━━━ Data listing
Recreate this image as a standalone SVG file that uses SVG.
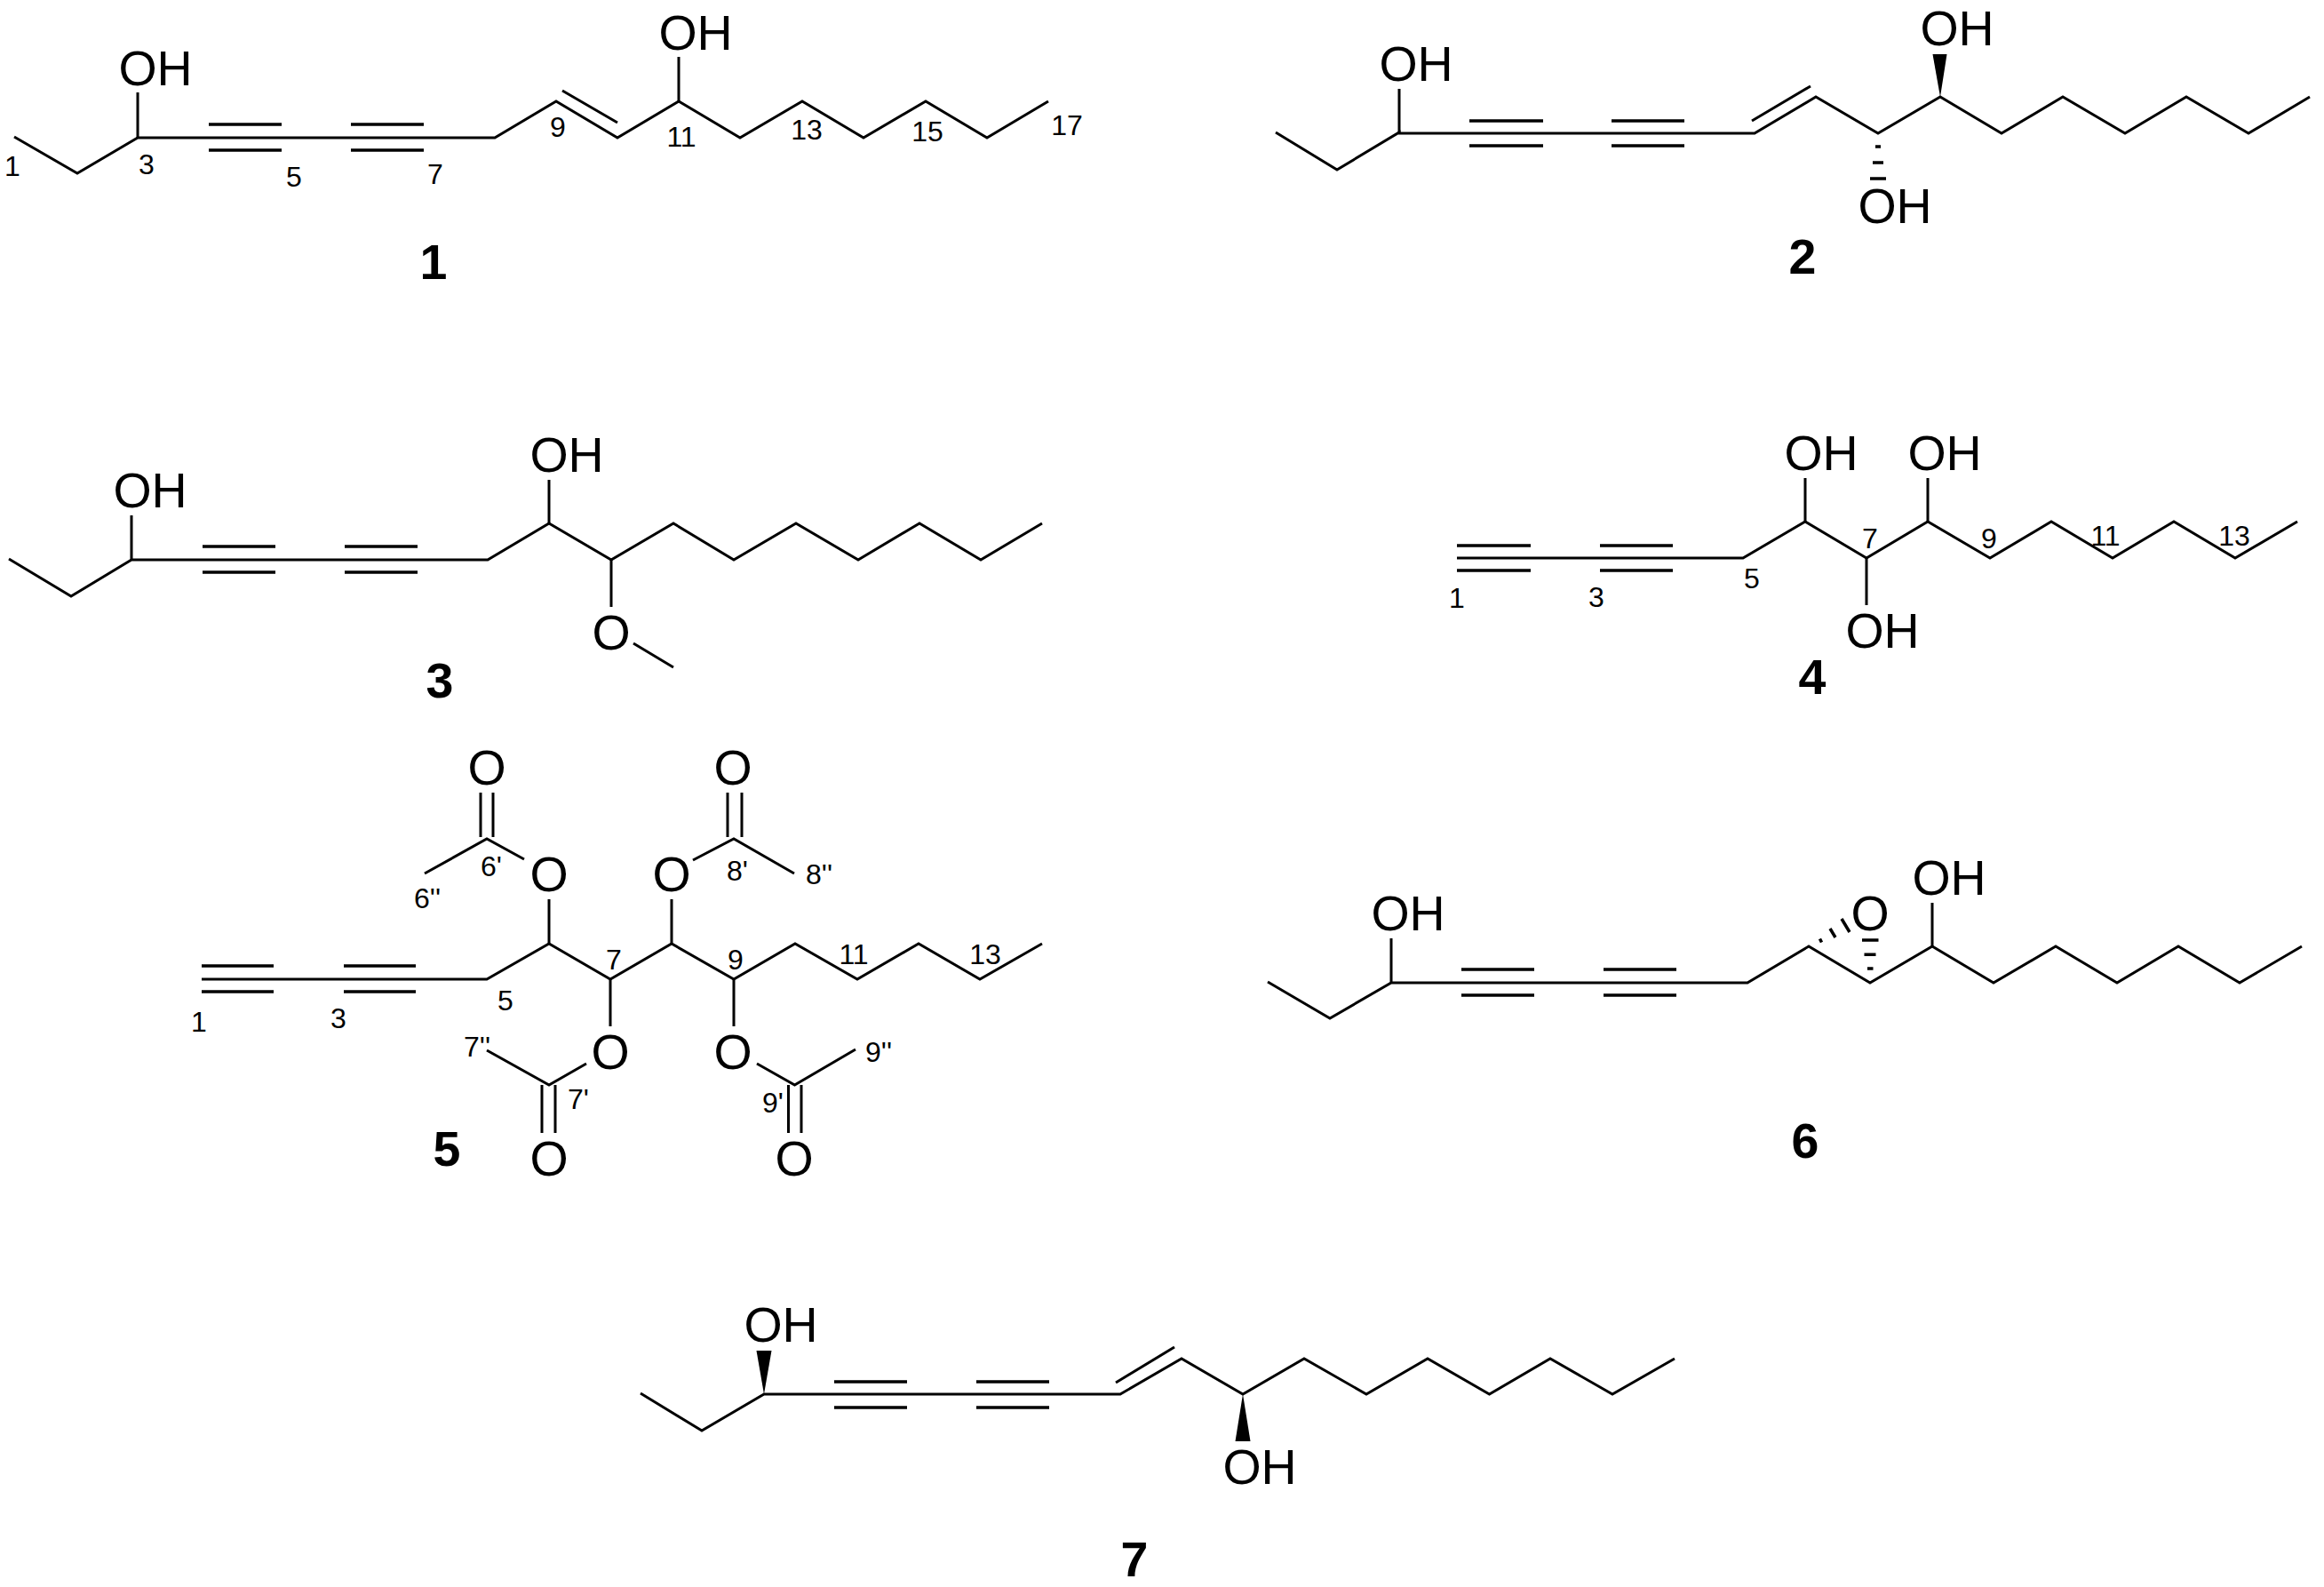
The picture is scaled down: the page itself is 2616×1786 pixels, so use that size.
━━━━━━
━━━ Data listing
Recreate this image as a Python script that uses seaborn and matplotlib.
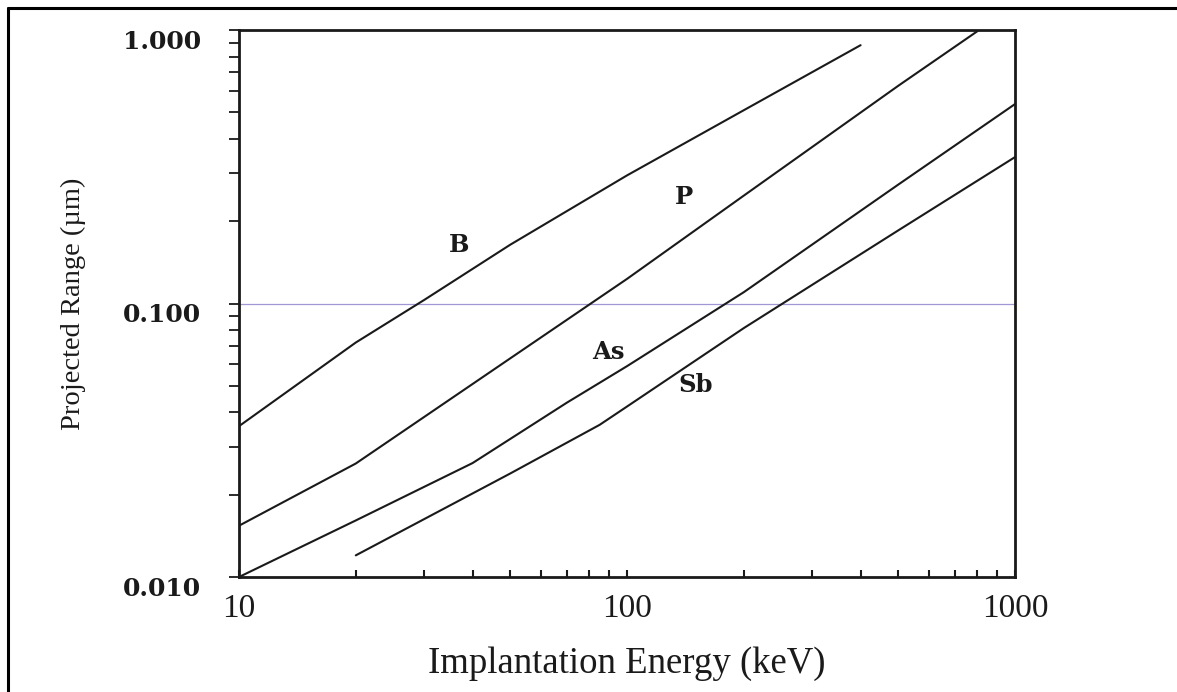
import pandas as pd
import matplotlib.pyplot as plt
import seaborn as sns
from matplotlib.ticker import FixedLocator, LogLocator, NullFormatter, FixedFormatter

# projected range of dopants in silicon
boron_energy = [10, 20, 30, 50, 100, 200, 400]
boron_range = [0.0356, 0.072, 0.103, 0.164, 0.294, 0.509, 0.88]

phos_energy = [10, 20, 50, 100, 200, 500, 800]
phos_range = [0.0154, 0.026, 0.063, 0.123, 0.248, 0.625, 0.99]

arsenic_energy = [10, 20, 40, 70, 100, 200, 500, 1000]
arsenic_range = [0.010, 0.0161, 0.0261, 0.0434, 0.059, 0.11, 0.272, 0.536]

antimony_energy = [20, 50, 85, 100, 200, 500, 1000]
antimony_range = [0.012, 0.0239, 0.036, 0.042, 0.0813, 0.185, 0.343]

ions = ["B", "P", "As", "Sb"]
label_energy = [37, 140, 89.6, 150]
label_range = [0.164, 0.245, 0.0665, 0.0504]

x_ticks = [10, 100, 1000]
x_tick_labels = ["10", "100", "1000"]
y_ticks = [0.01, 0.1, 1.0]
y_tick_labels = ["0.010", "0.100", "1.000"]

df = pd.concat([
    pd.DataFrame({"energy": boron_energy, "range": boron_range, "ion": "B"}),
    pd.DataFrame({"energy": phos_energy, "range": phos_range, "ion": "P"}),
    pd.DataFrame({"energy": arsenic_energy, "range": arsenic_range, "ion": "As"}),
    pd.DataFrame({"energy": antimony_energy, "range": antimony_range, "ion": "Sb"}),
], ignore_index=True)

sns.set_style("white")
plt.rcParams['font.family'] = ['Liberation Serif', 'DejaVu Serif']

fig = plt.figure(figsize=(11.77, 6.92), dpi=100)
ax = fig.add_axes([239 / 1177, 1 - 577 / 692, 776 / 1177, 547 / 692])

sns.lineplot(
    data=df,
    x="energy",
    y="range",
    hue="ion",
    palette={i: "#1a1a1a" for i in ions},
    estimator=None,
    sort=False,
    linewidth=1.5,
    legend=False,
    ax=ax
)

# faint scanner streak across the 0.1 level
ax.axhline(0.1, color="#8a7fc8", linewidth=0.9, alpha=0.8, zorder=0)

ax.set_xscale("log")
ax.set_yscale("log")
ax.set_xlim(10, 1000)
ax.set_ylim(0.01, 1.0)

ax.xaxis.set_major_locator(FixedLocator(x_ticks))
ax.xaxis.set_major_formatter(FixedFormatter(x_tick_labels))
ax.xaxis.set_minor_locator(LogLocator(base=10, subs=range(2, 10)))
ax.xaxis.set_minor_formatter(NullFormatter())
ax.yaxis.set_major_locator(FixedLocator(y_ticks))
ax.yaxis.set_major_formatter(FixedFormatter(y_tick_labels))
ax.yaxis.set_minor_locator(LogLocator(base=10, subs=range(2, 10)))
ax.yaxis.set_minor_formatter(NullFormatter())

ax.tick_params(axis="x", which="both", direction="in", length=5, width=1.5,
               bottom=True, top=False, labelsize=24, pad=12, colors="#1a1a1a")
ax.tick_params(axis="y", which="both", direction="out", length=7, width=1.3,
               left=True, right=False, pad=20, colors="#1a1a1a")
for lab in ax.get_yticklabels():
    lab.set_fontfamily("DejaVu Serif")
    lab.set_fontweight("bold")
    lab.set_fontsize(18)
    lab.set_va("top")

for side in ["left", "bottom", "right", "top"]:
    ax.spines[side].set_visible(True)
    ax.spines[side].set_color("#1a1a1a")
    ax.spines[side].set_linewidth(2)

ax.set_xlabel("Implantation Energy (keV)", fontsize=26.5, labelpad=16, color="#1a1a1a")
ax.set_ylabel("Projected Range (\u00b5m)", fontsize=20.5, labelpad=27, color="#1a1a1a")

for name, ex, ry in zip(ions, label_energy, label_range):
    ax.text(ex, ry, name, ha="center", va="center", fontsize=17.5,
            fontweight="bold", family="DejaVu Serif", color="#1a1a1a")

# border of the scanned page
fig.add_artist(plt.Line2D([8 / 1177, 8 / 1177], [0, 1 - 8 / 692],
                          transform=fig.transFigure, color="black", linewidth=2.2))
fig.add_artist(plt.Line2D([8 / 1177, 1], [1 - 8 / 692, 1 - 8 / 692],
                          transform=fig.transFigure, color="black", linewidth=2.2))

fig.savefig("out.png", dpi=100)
━━━━━━
* Aim of the exercise *
Reproduce exactly the lines above starting at the line containing "Recreate this image as a standalone" and ending at the line containing "The picture is", including both, but not the pictures.

* Exercise response *
Recreate this image as a standalone SVG file that uses SVG.
The picture is scaled down: the page itself is 2616×1786 pixels, so use that size.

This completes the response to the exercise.